The students are now partway through the construction of the motion-controlled simulator. They have already built much of the cockpit using a fuselage cut from a Piper PA-28 aircraft in a scrap yard.

This will be strapped to a steel frame they have designed using Autodesk, a 3D design programme. The system for rotating the cockpit on both axes has been tested using small Lego models, while the video simulation that the passenger will be immersed in is being created using software including Final Cut Express, Adobe After Effects, Adobe Photoshop and GarageBand. The students have started to install a racing seat with a six-point harness and some of the cockpit’s interior panels.

“This design allows for considerably more motion around the pitch axis than commercial entertainment systems,” the team members write.

The teenagers have been collecting money for the project using the fundraising website Kickstarter.

Tips from the team

“Tinkering, hacking and making in general are great activities for kids,” they say.

- Pupils should start with something small and explore how simple products work before becoming more ambitious: “Basically, get kids building stuff, or at least thinking about how real products work.”

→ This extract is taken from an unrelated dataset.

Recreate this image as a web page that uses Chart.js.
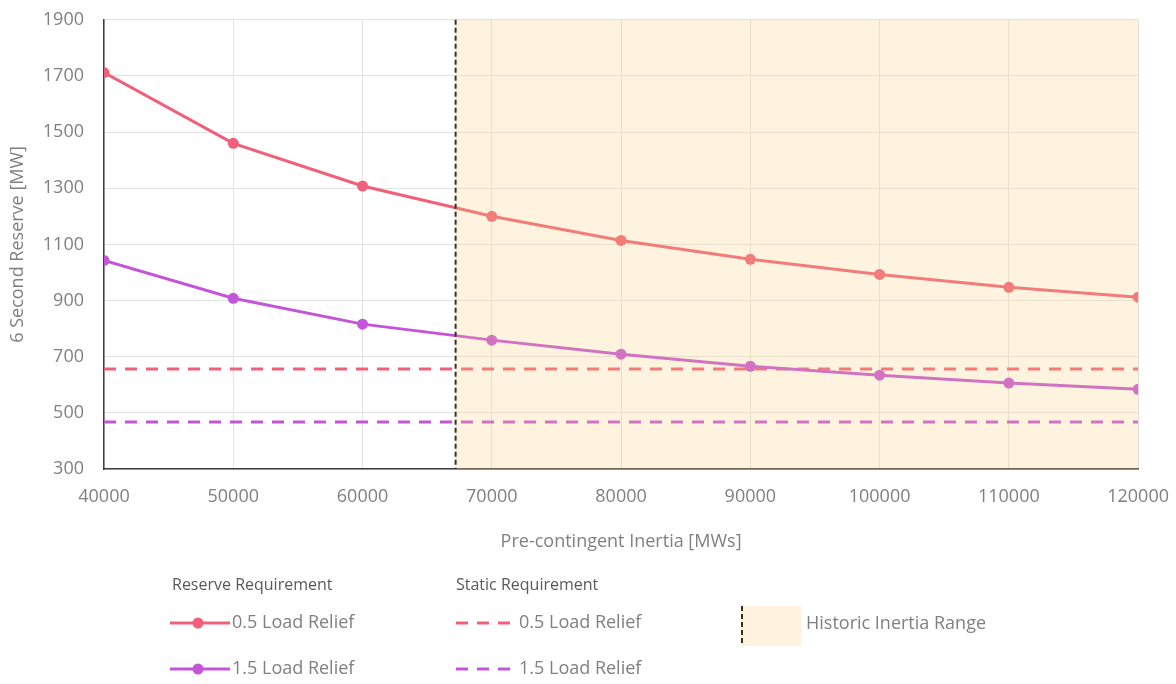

- Pupils should apply to events such as Maker Faires (for schools in the UK, one is now held annually in Newcastle).

Evidence that it works

The Viper is not yet finished. However, the team has already surpassed its fundraising expectations. The initial goal was to raise $2,500 (about #163;1,500) for the project, but the scheme has had so many donors on Kickstarter that it now looks set to raise at least $10,000. The team also has a track record of producing projects that have been successful at previous Detroit Maker Faires. Their potato Gatling gun was featured at the Gizmodo Gallery in New York.

The project

Started: October 2011

Team age range: 14-19 (plus some adult support)

Name: The Viper

Project website: http:sites.google.comsitemf2012theviperhome

Inspirations: American TV series Battlestar Galactica; flight simulators at the Smithsonian National Air and Space Museum.